Je ne suis pas du tout un de ces sadhus qui ont besoin de voyager, d’aller à l’étranger pour gagner de l’argent. Je suis tout à fait bloqué à ce niveau-là. C’est certainement aussi l’une des causes des problèmes que je rencontre, car je suis trop intériorisé. C’est ainsi… Je préfère que les gens qui le souhaitent viennent me voir, plutôt que d’aller, moi, vers eux. C’est plus conforme à ma nature.

 

Et puis je pense que la présence de la Narmada me rattache à ce lieu. Cette rivière te prend et il n’y a pas moyen de s’en arracher. En même temps, je vois bien qu’il sera nécessaire que je sorte un peu pour trouver un certain équilibre. Pour celui qui médite, la vie coule de source, mais le problème est de vivre avec des gens qui ne méditent pas et dont la vie, par conséquent, ne coule pas si facilement.

 

Les fleuves ont toujours joué un rôle important dans ma vie. Je suis né au bord du Rhône, puis j’ai vécu au bord de l’Isle, à Périgueux, et finalement j’ai été initié au bord du Gange, à Rishikesh. Des années plus tard, mon maître a souhaité que je m’installe ici, sur les berges de la Narmada, qu’on appelle parfois le Gange du Sud. J’y vis depuis vingt-trois ans.

 

La Narmada, c’est la sueur de Shiva, c’est aussi la kundalinî shakti, ou encore Parvati, l’épouse de Shiva.

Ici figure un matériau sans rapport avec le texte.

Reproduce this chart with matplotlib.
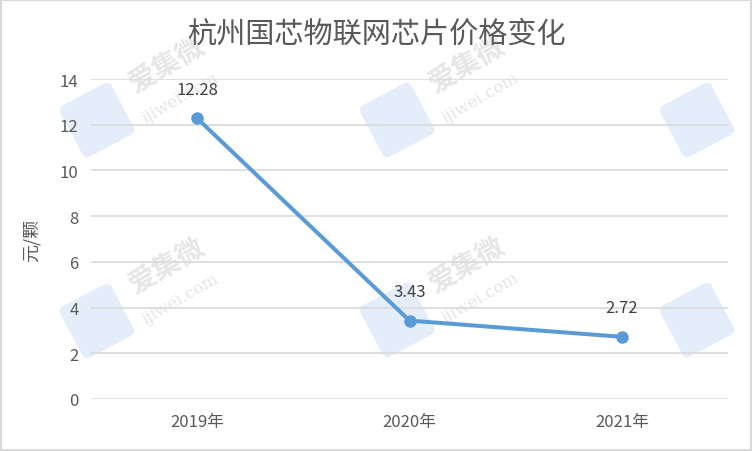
import matplotlib
matplotlib.use("Agg")
import matplotlib.pyplot as plt
from matplotlib.patches import FancyBboxPatch, Rectangle
from matplotlib.transforms import Affine2D

plt.rcParams['font.family'] = ['Noto Sans CJK SC', 'DejaVu Sans']

title = "杭州国芯物联网芯片价格变化"
categories = ["2019年", "2020年", "2021年"]
prices = [12.28, 3.43, 2.72]
value_labels = ["12.28", "3.43", "2.72"]
y_ticks = [0, 2, 4, 6, 8, 10, 12, 14]
y_label = "元/颗"

W, H = 752, 452
fig = plt.figure(figsize=(W / 100, H / 100), dpi=100)
fig.patch.set_facecolor("white")
fig.patches.append(Rectangle((1, 1), W - 2, H - 2, transform=None, fill=False,
                             edgecolor="#D9D9D9", linewidth=1.5))

ax = fig.add_axes([91 / W, 1 - 400 / H, (728 - 91) / W, 320 / H])
ax.patch.set_alpha(0)
x = list(range(len(categories)))
ax.plot(x, prices, color="#5B9BD5", linewidth=2.9, marker="o", markersize=8,
        solid_capstyle="round", zorder=3)
for xi, v, lab in zip(x, prices, value_labels):
    ax.annotate(lab, (xi, v), xytext=(0, 21), textcoords="offset points",
                ha="center", va="center", fontsize=12, color="#404040", zorder=4)

ax.set_xlim(-0.5, len(categories) - 0.5)
ax.set_ylim(0, 14)
ax.set_yticks(y_ticks)
ax.set_yticklabels([str(t) for t in y_ticks])
ax.set_xticks(x)
ax.set_xticklabels(categories)
ax.tick_params(axis="both", length=0, labelsize=12, labelcolor="#595959")
ax.tick_params(axis="y", pad=9)
ax.tick_params(axis="x", pad=10)
ax.grid(axis="y", color="#D9D9D9", linewidth=1.2)
ax.set_axisbelow(True)
for s in ax.spines.values():
    s.set_visible(False)
ax.set_ylabel(y_label, fontsize=13, color="#595959", labelpad=14)

fig.text(0.5, 1 - 35 / H, title, ha="center", va="center", fontsize=21,
         color="#595959", fontweight="light")

# watermarks (drawn low in the axes so ticks, grid and line sit above them)
ft = fig.transFigure
for cx, cy in [(97, 121), (397, 121), (697, 121), (97, 322), (397, 321), (697, 321)]:
    tr = Affine2D().rotate_deg_around(cx, H - cy, 28)
    rect = FancyBboxPatch((cx - 26, H - cy - 26), 52, 52,
                          boxstyle="round,pad=3,rounding_size=6", transform=tr,
                          facecolor="#E4EEFB", edgecolor="none", zorder=0.2,
                          clip_on=False)
    ax.add_artist(rect)
    if cx < 600:
        ax.text((cx + 70) / W, 1 - (cy - 55) / H, "爱集微", rotation=30, ha="center",
                va="center", fontsize=20, color="#E6E6E6", fontweight="bold",
                transform=ft, zorder=0.2, clip_on=False)
        ax.text((cx + 83) / W, 1 - (cy - 23) / H, "ijiwei.com", rotation=30,
                ha="center", va="center", fontsize=12, color="#E6E6E6",
                family="DejaVu Serif", transform=ft, zorder=0.2, clip_on=False)

fig.savefig("out.png", dpi=100)
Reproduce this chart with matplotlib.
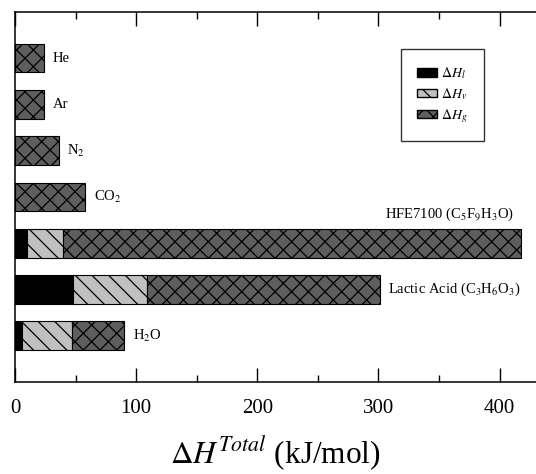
import matplotlib.pyplot as plt
from matplotlib.patches import Patch
from matplotlib.ticker import MultipleLocator

plt.rcParams["font.family"] = "Liberation Serif"
plt.rcParams["mathtext.fontset"] = "stix"
plt.rcParams["hatch.linewidth"] = 0.9

# bottom to top
species = ["H$_2$O", "Lactic Acid (C$_3$H$_6$O$_3$)", "HFE7100 (C$_5$F$_9$H$_3$O)",
           "CO$_2$", "N$_2$", "Ar", "He"]
dH_l = [6, 48, 10, 0, 0, 0, 0]
dH_v = [41, 61, 30, 0, 0, 0, 0]
dH_g = [43, 192, 378, 58, 36, 24, 24]

DARK = "#5e5e5e"
LIGHT = "#c0c0c0"

fig = plt.figure(figsize=(5.36, 4.74), dpi=100)
ax = fig.add_axes([0.028, 0.194, 0.972, 0.781])

ypos = list(range(1, len(species) + 1))
h = 0.62
left_v = [l for l in dH_l]
left_g = [l + v for l, v in zip(dH_l, dH_v)]

ax.barh(ypos, dH_l, height=h, color="black", edgecolor="black", linewidth=0.8)
ax.barh(ypos, dH_v, left=left_v, height=h, color=LIGHT, edgecolor="black",
        linewidth=0.8, hatch="\\\\")
ax.barh(ypos, dH_g, left=left_g, height=h, color=DARK, edgecolor="black",
        linewidth=0.8, hatch="xx")

totals = [l + v + g for l, v, g in zip(dH_l, dH_v, dH_g)]
for y, name, tot in zip(ypos, species, totals):
    if name.startswith("HFE"):
        ax.text(305, y + 0.62, name, ha="left", va="center", fontsize=10.5)
    else:
        ax.text(tot + 7, y, name, ha="left", va="center", fontsize=10.5)

ax.set_xlim(0, 430)
ax.set_ylim(0, 8)
ax.set_yticks([])
ax.xaxis.set_major_locator(MultipleLocator(100))
ax.xaxis.set_minor_locator(MultipleLocator(50))
ax.tick_params(axis="x", which="both", direction="in", top=True, bottom=True,
               labelsize=15, pad=12)
ax.tick_params(axis="x", which="major", length=10, width=1)
ax.tick_params(axis="x", which="minor", length=5, width=1)
ax.spines["right"].set_visible(False)
for s in ["left", "top", "bottom"]:
    ax.spines[s].set_linewidth(1.1)

ax.set_xlabel(r"$\Delta H^{Total}$ (kJ/mol)", fontsize=22.5, labelpad=12)

handles = [
    Patch(facecolor="black", edgecolor="black", label=r"$\Delta H_l$"),
    Patch(facecolor=LIGHT, edgecolor="black", hatch="\\\\", label=r"$\Delta H_v$"),
    Patch(facecolor=DARK, edgecolor="black", hatch="xx", label=r"$\Delta H_g$"),
]
leg = ax.legend(handles=handles, loc="upper left", bbox_to_anchor=(0.74, 0.90),
                fontsize=10, frameon=True, fancybox=False, shadow=False,
                handlelength=1.4, handleheight=0.55, handletextpad=0.3,
                labelspacing=0.35, borderpad=1.2, borderaxespad=0)
leg.get_frame().set_edgecolor("black")
leg.get_frame().set_linewidth(1.0)

fig.savefig("out.png", dpi=100)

Qui vit au bord de la Narmada est censé aller très loin dans l’ascèse, car cette rivière a une puissance spirituelle extraordinaire. Elle est très calme, très belle et elle n’est pas polluée.

 

Le véhicule de la déesse Narmada est le crocodile. On peut d’ailleurs effectivement en apercevoir de temps en temps, en particulier du côté de Karnali, quand on se promène en bateau, mais ils ne sont pas très dangereux. C’est une rivière qui semble couler tranquillement, mais qui a une force énorme. Depuis qu’on a construit un barrage plus en amont, elle alimente tout le Gujarat, mais aussi le Rajasthan et le Maharashtra.

 

C’est une rivière extraordinaire et, où qu’on aille, elle change de forme. À Karnali, à Kombeshwar, à Nikora, à Nharuch, elle est à chaque fois différente. Je ne sais pas si je finirai par aller vivre dans l’Himalaya, mais j’aurais sûrement du mal à me couper de la Narmada.

 

Avec cette rivière s’est établi un lien très subtil, que je ressens profondément. Elle s’est accrochée à moi et je m’accroche à elle. J’y ai pourtant connu aussi des moments très difficiles. Lorsque mon maître m’a envoyé dans cette région de la Narmada, je suis d’abord arrivé à Karnali. J’ai beaucoup aimé ce village parsemé de temples. Il y régnait une atmosphère très particulière.

 

Lorsque j’habitais à Karnali, il m’arrivait souvent de me rendre à Kombeswar, sur l’autre berge. Comme il n’y avait pas de moyen, le soir, de traverser les rapides, j’attachais mes sandales autour de ma tête avec un bandeau et je prenais le risque de traverser à la nage. À l’époque, je n’avais peur de rien. Il y avait un courant terrible dans lequel je me laissais emporter de Karnali à l’autre rive. C’était magnifique ! De Kombeshwar, je restais de longs moments à contempler les couchers de lune sur la rivière, assis sur les cailloux.

 

On dit qu’un bain dans le Gange purifie, mais qu’il suffit de voir la Narmada pour en recevoir quelque chose. Dès que tu t’approches d’elle, c’est une vague de bénédiction qui se répand sur toi. Lorsque tu es déprimé, elle te fait un bien considérable. La Narmada, c’est mon guru, c’est le guru des gurus. C’est elle qui me guide. C’est au fond grâce à elle que j’ai reçu tellement d’initiations et tellement de mantras de la part de mes différents maîtres. C’est une force très active.

 

Pour les gens normaux, c’est une rivière, pour moi c’est une déesse. C’est la beauté incarnée, la sagesse incarnée, la paix incarnée.